Equally unavailing is Chapman's argument that he is entitled to relief because a miscarriage of justice will result. Herrold does not extend to him. To the extent that Chapman's claim of actual innocence implicates the court's alternative resolution of his initial § 2255 motion on the merits (Dkt. 91, at 7-13), his motion under Rule 60(b)(6) is an unauthorized successive application that must be dismissed for lack of jurisdiction. See United States v. Pringle, No. 18-11584, 2019 WL 12276569, at *1 (5th Cir. Oct. 29, 2019) (unpublished) (because the defendant's Rule 60(b)(6) motion based on the change in decisional law in Herrold was successive and unauthorized, the district court lacked jurisdiction to address that claim). Chapman cannot prevail on his motion under Rule 60(b)(6).

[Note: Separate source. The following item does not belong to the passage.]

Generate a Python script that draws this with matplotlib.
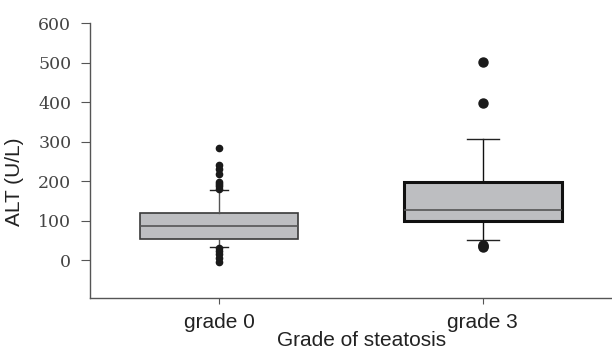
import matplotlib
matplotlib.use("Agg")
import matplotlib.pyplot as plt

categories = ["grade 0", "grade 3"]
q1 = [53, 100]
median = [87, 128]
q3 = [119, 197]
whislo = [35, 51]
whishi = [179, 306]
fliers = [
    [181, 187, 192, 199, 218, 230, 240, 283, 32, 23, 15, 7, -4],
    [502, 397, 40, 37, 35],
]
yticks = [0, 100, 200, 300, 400, 500, 600]

fig = plt.figure(figsize=(6.12, 3.49), dpi=100)
ax = fig.add_axes([90/612, 1-298/349, 1-90/612, (298-23)/349])

stats = []
for i, c in enumerate(categories):
    stats.append(dict(label=c, q1=q1[i], med=median[i], q3=q3[i],
                      whislo=whislo[i], whishi=whishi[i], fliers=fliers[i]))

box_lw = [1.2, 2.2]
box_ec = ["#3a3a3a", "#111111"]
cap_w = [0.07, 0.12]
mk_size = [4.5, 6.5]
for i, s in enumerate(stats):
    ax.bxp([s], positions=[i], widths=0.6, patch_artist=True,
           boxprops=dict(facecolor="#bdbec1", edgecolor=box_ec[i], linewidth=box_lw[i]),
           medianprops=dict(color="#555555", linewidth=1.2),
           whiskerprops=dict(color="#555555" if i == 0 else "#111111", linewidth=1.0),
           capprops=dict(color="#222222", linewidth=1.0),
           capwidths=cap_w[i],
           flierprops=dict(marker="o", markerfacecolor="#1a1a1a", markeredgecolor="#1a1a1a",
                           markersize=mk_size[i]))

ax.set_xlim(-0.49, 1.49)
ax.set_ylim(-95, 600)
ax.set_yticks(yticks)
ax.set_yticklabels([str(t) for t in yticks], fontfamily="DejaVu Serif", fontsize=12.5, color="#444444")
ax.set_xticks([0, 1])
ax.set_xticklabels(categories, fontfamily="Liberation Sans", fontsize=15, color="#222222")
for sp in ["top", "right"]:
    ax.spines[sp].set_visible(False)
for sp in ["left", "bottom"]:
    ax.spines[sp].set_color("#555555")
    ax.spines[sp].set_linewidth(1.0)
ax.tick_params(axis="y", length=6.5, pad=7, color="#555555")
ax.tick_params(axis="x", length=4, pad=7, color="#555555")
ax.set_ylabel("ALT (U/L)", fontfamily="Liberation Sans", fontsize=15, color="#222222")
ax.yaxis.set_label_coords((24-90)/522, (298-182)/275)
fig.text(362/612, 1-340/349, "Grade of steatosis", ha="center", va="center",
         fontfamily="Liberation Sans", fontsize=15, color="#222222")

fig.savefig("out.png", dpi=100)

After briefing was completed on the Rule 60(b)(6) motion filed by Chapman, the Supreme Court vacated the judgment in Herrold and remanded the case for further consideration in light of intervening precedent. See United States v. Herrold, 139 S.Ct. 2712 (2019). The Fifth Circuit reconsidered its decision in light of Quarles v. United States, 139 S.Ct. 914 (2019) and United States v. Stitt, 139 S.Ct. 399 (2018), and reinstated its holding that the Texas burglary statute is indivisible, but reversed its previous conclusion and held that Texas burglary is generic and constitutes a violent felony under the ACCA. See United States v. Herrold (Herrold II), 941 F.3d 173, 176, 182 (5th Cir. 2019) (en banc). For the same reasons outlined above, Chapman is not entitled to benefit from the holding in Herrold II, because it is a decision from the Fifth Circuit, not the Supreme Court, and does not state a new constitutional rule that applies retroactively on collateral review.
III. Conclusion
Chapman is not entitled to relief under Rule 60(b)(6). His motion for relief under Rule 60(b)(6) is denied. No. certificate of appealability will issue from this decision.